Asepsia gestual

Jaime Arocha
14 de abril de 2020 - 05:00 a. m.

En su artículo Aprendiendo del virus, el filósofo Paul Preciado usa la noción de prisión blanda para caracterizar al encierro de hoy. Como para otros, para ese analista la cuarentena y sus efectos serán duraderos. Mientras imaginaba ese futuro de limitaciones, me encontré con un artículo de The New York Times sobre la transmisión en vivo de velorios y entierros. En 2003 las funerarias comenzaron a ofrecer esa opción como servicio adicional, pero hoy en día se impone para obstaculizar la contaminación, restringiendo la participación a un par de allegados. En el escrito figura la profesora Candida Rifkind, residente en Manitoba, Canadá, quien se conectó al oficio mortuorio por una tía que falleció en Los Ángeles.

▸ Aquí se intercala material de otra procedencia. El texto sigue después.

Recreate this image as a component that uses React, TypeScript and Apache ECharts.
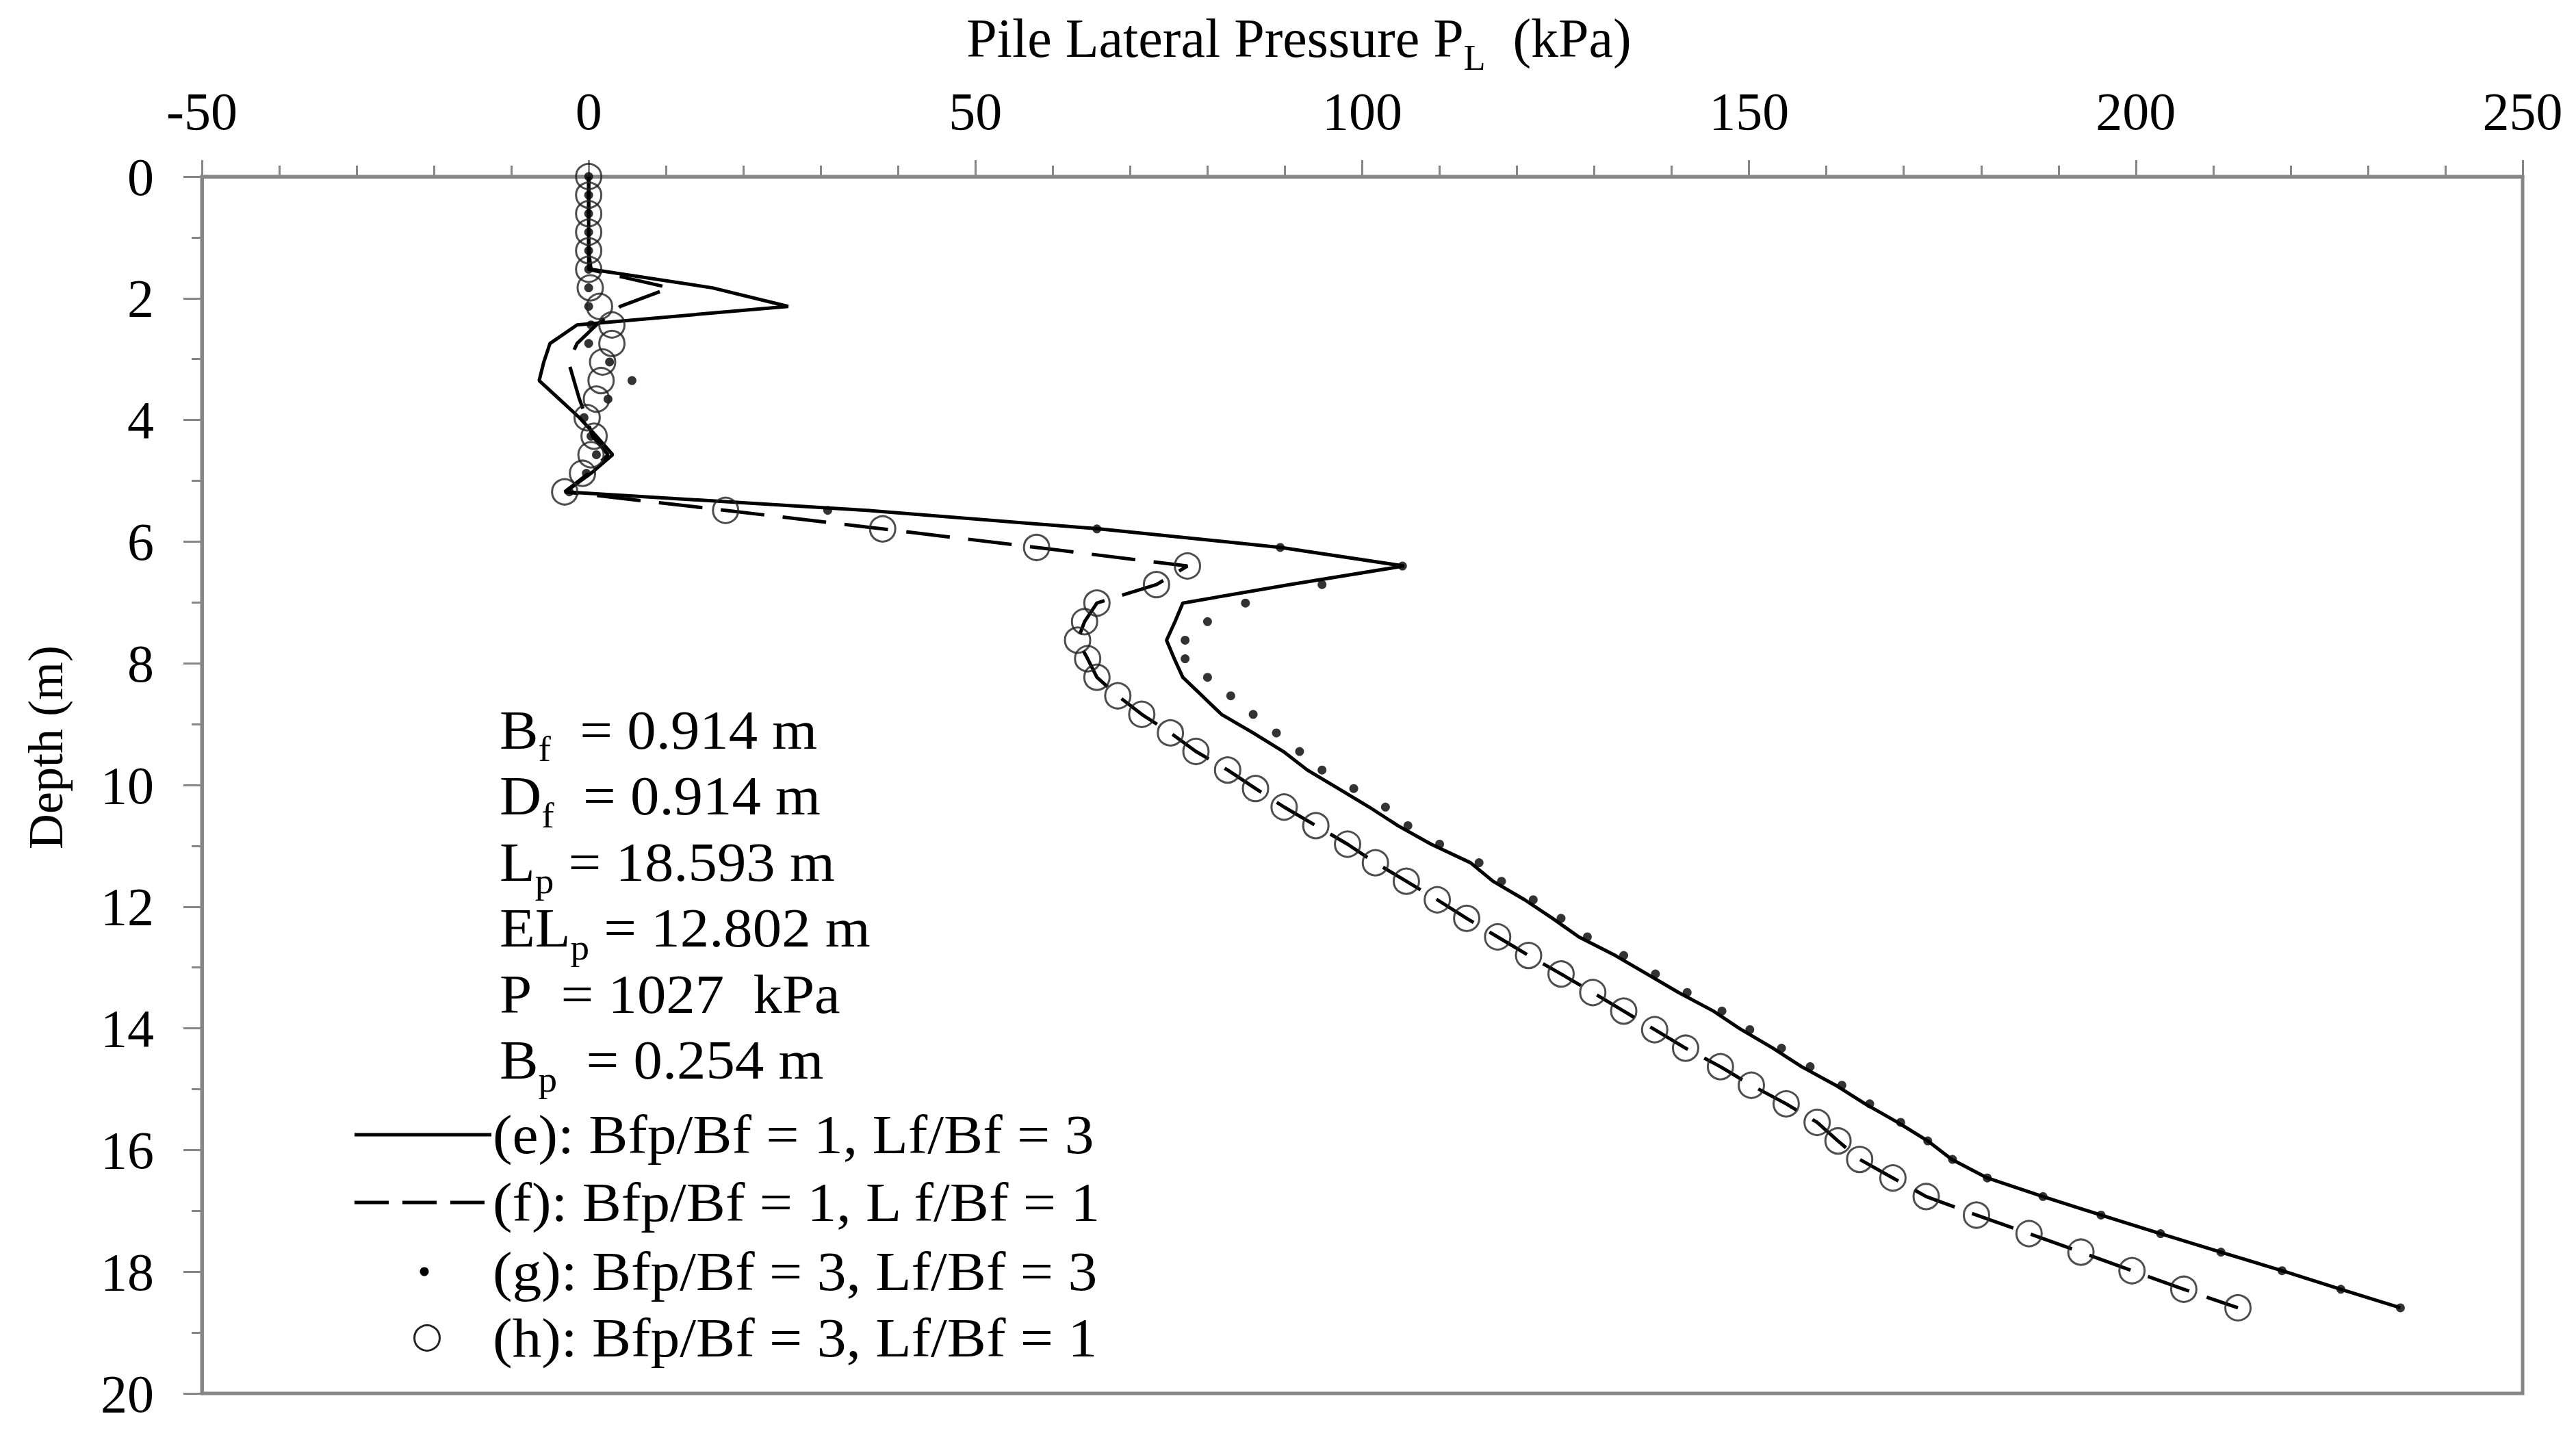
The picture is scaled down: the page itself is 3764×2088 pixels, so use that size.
import React, { useEffect, useRef } from "react";
import * as echarts from "echarts";

// Depth of each computation node along the pile (m), every 0.3048 m (1 ft)
const depths = [
  0, 0.305, 0.61, 0.914, 1.219, 1.524, 1.829, 2.134, 2.438, 2.743,
  3.048, 3.353, 3.658, 3.962, 4.267, 4.572, 4.877, 5.182, 5.486, 5.791,
  6.096, 6.401, 6.706, 7.01, 7.315, 7.62, 7.925, 8.23, 8.534, 8.839,
  9.144, 9.449, 9.754, 10.058, 10.363, 10.668, 10.973, 11.278, 11.582, 11.887,
  12.192, 12.497, 12.802, 13.106, 13.411, 13.716, 14.021, 14.326, 14.63, 14.935,
  15.24, 15.545, 15.85, 16.154, 16.459, 16.764, 17.069, 17.374, 17.678, 17.983,
  18.288, 18.593,
];

// (e): Bfp/Bf = 1, Lf/Bf = 3  (solid line)
const seriesE = [
  0, 0, 0, 0, 0, 0.3, 16, 25.8, -1.5, -5,
  -5.8, -6.4, -3.8, -1.2, 1.0, 3.1, 0.3, -3, 36, 66,
  89.5, 105.4, 90.6, 76.8, 75.8, 74.7, 75.7, 76.8, 79.3, 81.8,
  85.9, 89.8, 92.9, 96.9, 100.9, 104.6, 108.9, 114.0, 116.9, 121.0,
  124.6, 128.0, 132.7, 136.8, 140.9, 145.4, 149.0, 153.1, 156.8, 161.2,
  165.0, 169.2, 173.1, 176.2, 180.8, 188.0, 195.5, 203.2, 211.0, 218.9,
  226.5, 234.2,
];

// (f): Bfp/Bf = 1, Lf/Bf = 1  (dashed line)
const seriesF = [
  0, 0, 0, 0, 0, 0, 10.5, 4.1, 1.0, -1.5,
  -2.6, -1.9, -1.2, -0.3, 0.5, 2.5, 0, -3.1, 17.7, 38.0,
  57.9, 77.4, 73.4, 65.7, 64.1, 63.2, 64.5, 65.7, 68.4, 71.5,
  75.2, 78.5, 82.6, 86.2, 89.9, 94.0, 98.1, 101.7, 105.7, 109.7,
  113.5, 117.5, 121.5, 125.7, 129.8, 133.8, 137.8, 141.8, 146.3, 150.3,
  154.8, 158.8, 161.5, 164.3, 168.6, 172.9, 179.4, 186.2, 192.9, 199.5,
  206.2, 213.2,
];

// (g): Bfp/Bf = 3, Lf/Bf = 3  (small filled dots)
const seriesG = [
  0, 0, 0, 0, 0, 0, 0, 0, 0.3, 0,
  2.7, 5.6, 2.5, -0.6, 0.3, 1.0, -0.3, -2.5, 30.9, 65.7,
  89.4, 105.2, 94.8, 84.9, 80.0, 77.1, 77.1, 80.0, 83.0, 85.9,
  88.9, 91.9, 94.8, 98.9, 103.0, 105.9, 110.0, 115.1, 118.0, 122.1,
  125.7, 129.1, 133.8, 137.9, 142.0, 146.5, 150.1, 154.2, 157.9, 162.0,
  165.6, 169.6, 173.1, 176.3, 180.8, 188.0, 195.5, 203.2, 211.0, 218.9,
  226.5, 234.2,
];

// (h): Bfp/Bf = 3, Lf/Bf = 1  (open circles)
const seriesH = [
  0, 0, 0, 0, 0, 0, 0.2, 1.4, 3.0, 3.0,
  1.8, 1.6, 1.0, -0.2, 0.7, 0.3, -0.8, -3.1, 17.7, 38.0,
  57.9, 77.4, 73.4, 65.7, 64.1, 63.2, 64.5, 65.7, 68.4, 71.5,
  75.2, 78.5, 82.6, 86.2, 89.9, 94.0, 98.1, 101.7, 105.7, 109.7,
  113.5, 117.5, 121.5, 125.7, 129.8, 133.8, 137.8, 141.8, 146.3, 150.3,
  154.8, 158.8, 161.5, 164.3, 168.6, 172.9, 179.4, 186.2, 192.9, 199.5,
  206.2, 213.2,
];

const seriesNames = [
  "(e): Bfp/Bf = 1, Lf/Bf = 3",
  "(f): Bfp/Bf = 1, L f/Bf = 1",
  "(g): Bfp/Bf = 3, Lf/Bf = 3",
  "(h): Bfp/Bf = 3, Lf/Bf = 1",
];

// Parameter block: [main, subscript, rest]
const paramLines: [string, string, string][] = [
  ["B", "f", "\u00a0\u00a0= 0.914 m"],
  ["D", "f", "\u00a0\u00a0= 0.914 m"],
  ["L", "p", "\u00a0= 18.593 m"],
  ["EL", "p", "\u00a0= 12.802 m"],
  ["P", "", "\u00a0\u00a0= 1027\u00a0\u00a0kPa"],
  ["B", "p", "\u00a0\u00a0= 0.254 m"],
];

const xMin = -50;
const xMax = 250;
const xStep = 50;
const yMin = 0;
const yMax = 20;
const yStep = 2;

const FONT = "'Liberation Serif', 'Times New Roman', serif";
const AXIS_GRAY = "#868686";

function pairs(values: number[]) {
  return values.map((v, i) => [v, depths[i]]);
}

export default function App() {
  const ref = useRef<HTMLDivElement>(null);

  useEffect(() => {
    if (!ref.current) return;
    const chart = echarts.init(ref.current, undefined, { renderer: "svg" });

    const rich = {
      m: { fontSize: 80, fontFamily: FONT, fill: "#000" },
      s: { fontSize: 52, fontFamily: FONT, fill: "#000", padding: [56, 0, 0, 0] },
    };

    const paramGraphics = paramLines.map((p, i) => ({
      type: "text",
      x: 730,
      y: 1067 + i * 96.5,
      scaleX: 1.06,
      style: {
        text: `{m|${p[0]}}` + (p[1] ? `{s|${p[1]}}` : "") + `{m|${p[2]}}`,
        rich,
        align: "left",
        verticalAlign: "middle",
      },
    }));

    const legendY = [1658, 1757, 1858, 1955];
    const legendGraphics: any[] = [
      {
        type: "line",
        shape: { x1: 518, y1: legendY[0], x2: 718, y2: legendY[0] },
        style: { stroke: "#000", lineWidth: 5 },
      },
      {
        type: "line",
        shape: { x1: 518, y1: legendY[1], x2: 718, y2: legendY[1] },
        style: { stroke: "#000", lineWidth: 5, lineDash: [50, 20] },
      },
      {
        type: "circle",
        shape: { cx: 620, cy: legendY[2], r: 6.5 },
        style: { fill: "#000" },
      },
      {
        type: "circle",
        shape: { cx: 624, cy: legendY[3], r: 18.5 },
        style: { fill: "none", stroke: "#222", lineWidth: 3 },
      },
      ...seriesNames.map((n, i) => ({
        type: "text",
        x: 720,
        y: legendY[i],
        scaleX: 1.07,
        style: {
          text: n,
          fontSize: 80,
          fontFamily: FONT,
          fill: "#000",
          align: "left",
          verticalAlign: "middle",
        },
      })),
    ];

    chart.setOption({
      animation: false,
      backgroundColor: "#fff",
      grid: {
        left: 295,
        top: 258,
        width: 3391,
        height: 1778,
        show: true,
        borderColor: AXIS_GRAY,
        borderWidth: 5,
        backgroundColor: "transparent",
      },
      xAxis: {
        type: "value",
        position: "top",
        min: xMin,
        max: xMax,
        interval: xStep,
        axisLine: { show: true, onZero: false, lineStyle: { color: AXIS_GRAY, width: 5 } },
        axisTick: { show: true, length: 24, lineStyle: { color: AXIS_GRAY, width: 3 } },
        minorTick: { show: true, splitNumber: 5, length: 16, lineStyle: { color: AXIS_GRAY, width: 3 } },
        splitLine: { show: false },
        axisLabel: { fontSize: 78, fontFamily: FONT, color: "#000", margin: 57 },
      },
      yAxis: {
        type: "value",
        inverse: true,
        min: yMin,
        max: yMax,
        interval: yStep,
        axisLine: { show: true, onZero: false, lineStyle: { color: AXIS_GRAY, width: 5 } },
        axisTick: { show: true, length: 27, lineStyle: { color: AXIS_GRAY, width: 3 } },
        minorTick: { show: true, splitNumber: 2, length: 15, lineStyle: { color: AXIS_GRAY, width: 3 } },
        splitLine: { show: false },
        axisLabel: { fontSize: 78, fontFamily: FONT, color: "#000", margin: 70 },
      },
      series: [
        {
          name: seriesNames[0],
          type: "line",
          data: pairs(seriesE),
          symbol: "none",
          lineStyle: { color: "#000", width: 5 },
          z: 3,
        },
        {
          name: seriesNames[1],
          type: "line",
          data: pairs(seriesF),
          symbol: "none",
          lineStyle: { color: "#000", width: 5, type: [64, 27] },
          z: 3,
        },
        {
          name: seriesNames[2],
          type: "scatter",
          data: pairs(seriesG),
          symbol: "circle",
          symbolSize: 13,
          itemStyle: { color: "#000" },
          z: 4,
        },
        {
          name: seriesNames[3],
          type: "scatter",
          data: pairs(seriesH),
          symbol: "circle",
          symbolSize: 37,
          itemStyle: { color: "rgba(0,0,0,0)", borderColor: "#222", borderWidth: 3 },
          z: 5,
        },
      ],
      graphic: [
        {
          type: "text",
          x: 1898,
          y: 56,
          style: {
            text: "{m|Pile Lateral Pressure P}{s|L}{m|\u00a0\u00a0(kPa)}",
            rich,
            align: "center",
            verticalAlign: "middle",
          },
        },
        {
          type: "text",
          x: 67,
          y: 1092,
          rotation: Math.PI / 2,
          style: {
            text: "Depth (m)",
            fontSize: 72,
            fontFamily: FONT,
            fill: "#000",
            align: "center",
            verticalAlign: "middle",
          },
        },
        ...paramGraphics,
        ...legendGraphics,
      ],
    });

    return () => chart.dispose();
  }, []);

  return (
    <div
      ref={ref}
      style={{ position: "fixed", left: 0, top: 0, width: 3764, height: 2088, background: "#fff" }}
    />
  );
}
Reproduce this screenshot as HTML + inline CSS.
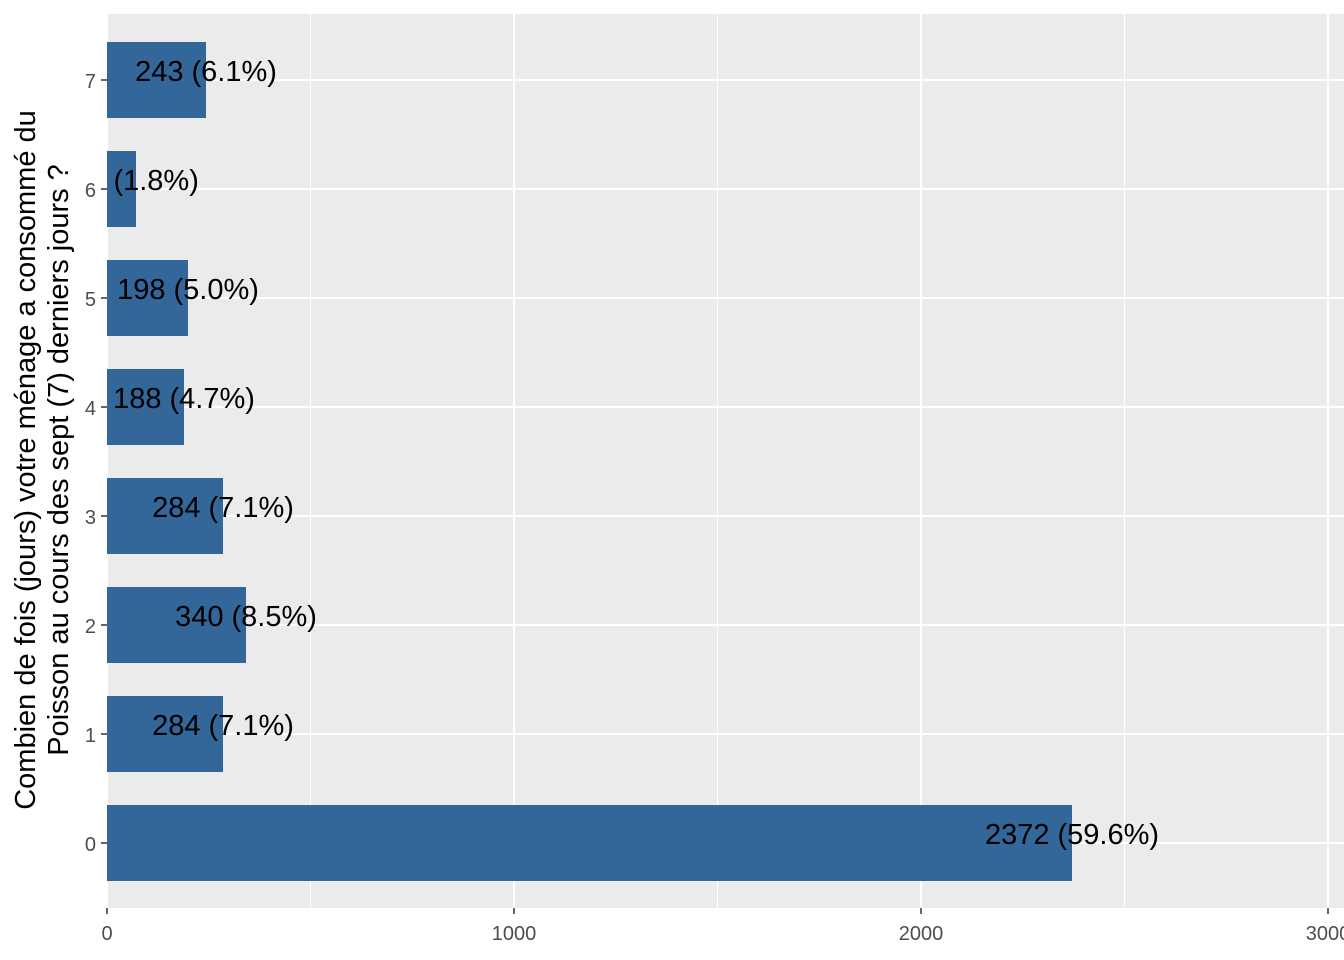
<!DOCTYPE html>
<html><head><meta charset="utf-8"><style>
html,body{margin:0;padding:0;background:#fff;}
svg{display:block;font-family:"Liberation Sans",Arial,sans-serif;}
</style></head><body>
<svg width="1344" height="960" viewBox="0 0 1344 960" xmlns="http://www.w3.org/2000/svg">
<defs><clipPath id="p"><rect x="107" y="14" width="1237" height="894"/></clipPath></defs>
<rect x="107" y="14" width="1237" height="894" fill="#EBEBEB"/>
<g stroke="#fff" stroke-width="1">
<line x1="310.5" y1="14" x2="310.5" y2="908"/>
<line x1="717.5" y1="14" x2="717.5" y2="908"/>
<line x1="1124.5" y1="14" x2="1124.5" y2="908"/>
</g>
<g stroke="#fff" stroke-width="2">
<line x1="107" y1="14" x2="107" y2="908"/>
<line x1="514" y1="14" x2="514" y2="908"/>
<line x1="921" y1="14" x2="921" y2="908"/>
<line x1="1328" y1="14" x2="1328" y2="908"/>
<line x1="107" y1="80" x2="1344" y2="80"/>
<line x1="107" y1="189" x2="1344" y2="189"/>
<line x1="107" y1="298" x2="1344" y2="298"/>
<line x1="107" y1="407" x2="1344" y2="407"/>
<line x1="107" y1="516" x2="1344" y2="516"/>
<line x1="107" y1="625" x2="1344" y2="625"/>
<line x1="107" y1="734" x2="1344" y2="734"/>
<line x1="107" y1="843" x2="1344" y2="843"/>
</g>
<g fill="#336699">
<rect x="107" y="42" width="99" height="76"/>
<rect x="107" y="151" width="29" height="76"/>
<rect x="107" y="260" width="81" height="76"/>
<rect x="107" y="369" width="77" height="76"/>
<rect x="107" y="478" width="116" height="76"/>
<rect x="107" y="587" width="139" height="76"/>
<rect x="107" y="696" width="116" height="76"/>
<rect x="107" y="805" width="965" height="76"/>
</g>
<g clip-path="url(#p)" font-size="29" fill="#000" text-anchor="middle">
<text x="206" y="81">243 (6.1%)</text>
<text x="136" y="190">71 (1.8%)</text>
<text x="188" y="299">198 (5.0%)</text>
<text x="184" y="408">188 (4.7%)</text>
<text x="223" y="517">284 (7.1%)</text>
<text x="246" y="626">340 (8.5%)</text>
<text x="223" y="735">284 (7.1%)</text>
<text x="1072" y="844">2372 (59.6%)</text>
</g>
<g stroke="#333" stroke-width="1.5">
<line x1="101" y1="80" x2="107" y2="80"/><line x1="101" y1="189" x2="107" y2="189"/>
<line x1="101" y1="298" x2="107" y2="298"/><line x1="101" y1="407" x2="107" y2="407"/>
<line x1="101" y1="516" x2="107" y2="516"/><line x1="101" y1="625" x2="107" y2="625"/>
<line x1="101" y1="734" x2="107" y2="734"/><line x1="101" y1="843" x2="107" y2="843"/>
<line x1="107" y1="908" x2="107" y2="914"/><line x1="514" y1="908" x2="514" y2="914"/>
<line x1="921" y1="908" x2="921" y2="914"/><line x1="1328" y1="908" x2="1328" y2="914"/>
</g>
<g font-size="20" fill="#4D4D4D" text-anchor="end">
<text x="96" y="88">7</text><text x="96" y="197">6</text><text x="96" y="306">5</text>
<text x="96" y="415">4</text><text x="96" y="524">3</text><text x="96" y="633">2</text>
<text x="96" y="742">1</text><text x="96" y="851">0</text>
</g>
<g font-size="20" fill="#4D4D4D" text-anchor="middle">
<text x="107" y="940">0</text><text x="514" y="940">1000</text>
<text x="921" y="940">2000</text><text x="1328" y="940">3000</text>
</g>
<g font-size="29" fill="#000" text-anchor="middle">
<text transform="translate(35,460) rotate(-90)">Combien de fois (jours) votre ménage a consommé du</text>
<text transform="translate(68,460) rotate(-90)">Poisson au cours des sept (7) derniers jours ?</text>
</g>
</svg>
</body></html>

Parece que las palabras del rabino oficiante la hicieron llorar, por lo cual reflexionó sobre la ironía involucrada: mientras que la ceremonia por Internet la estremecía, en los últimos funerales a los cuales había asistido se había abstenido de expresar dolor.

Esa narración incluía contrasentidos que quizás tengan implicaciones sobre nuestro porvenir como especie. El llanto de la profesora Rifkind se cimentaba sobre al menos el millón y medio de años que ha tomado el proceso no solo de perfeccionar y complejizar nuestro sistema muscular —en especial el de la cara—, sino de afinar su coordinación mediante circuitos nerviosos que lo interconectan con cerebro y cerebelo. Así, es posible que a las lágrimas de la doliente las hayan realzado otras manifestaciones que aquí catalogo de gestuales, como el rictus de sus labios, el entrecorte de palabras que en esas circunstancias salen chillonas, así como el tremor corporal. Señales vitales cuyo propósito original consistía en expresarles a los afligidos que también sufríamos y por lo tanto nos solidarizábamos con ellos. Restringida al ámbito de la prisión blanda, la expresión del dolor de la profesora Rifkind carecía de ese sentido social, para convertirse máximo en sanación individual.

Esta asepsia gestual también implica otros ámbitos. Las robotas de Waze no cambian la entonación de sus voces cuando deben corregirnos porque nos hemos equivocado al seguir sus instrucciones, y carece de sentido el grito que les pegamos porque sentimos que su guía es ambigua, y desde antes del coronavirus comenzó a ser aconsejable abstenerse tanto de un guiño de coquetería para evitar acusaciones de acoso sexual, como de un ademán de cortesía no fuera a ser que a quien lo practicara lo catalogaran de discriminador de género dizque por dar muestras de condescendencia. Sin embargo, ahora es más profundo el retraimiento: el tapabocas salva a la cajera del supermercado de la mueca de rabia que hace su clienta por la mala atención recibida, aunque —por fortuna— el enrojecimiento de la cara iracunda todavía tiene potencial de transmitir disgusto. A ese enrojecimiento o su contrario, el palidecimiento, en general los acompañan tonos de voz exaltados o atenuados, brazos que se agitan, o dedos que tiemblan aún dando así fe de nuestro estado emocional. El que esos complejos gestuales queden cada vez más circunscritos a la intimidad de la prisión blanda plantea la horrible posibilidad de que la asepsia emocional nos asimile con la inteligencia artificial de las orientadoras de Waze. Para Preciado son urgentes soluciones de resistencia colectiva como silenciar la Internet o apagar el celular. Empero, están por someterse a consenso y, de ahí, llevarse a cabo en la cotidianidad.

* Profesor de antropología, Universidad Externado de Colombia.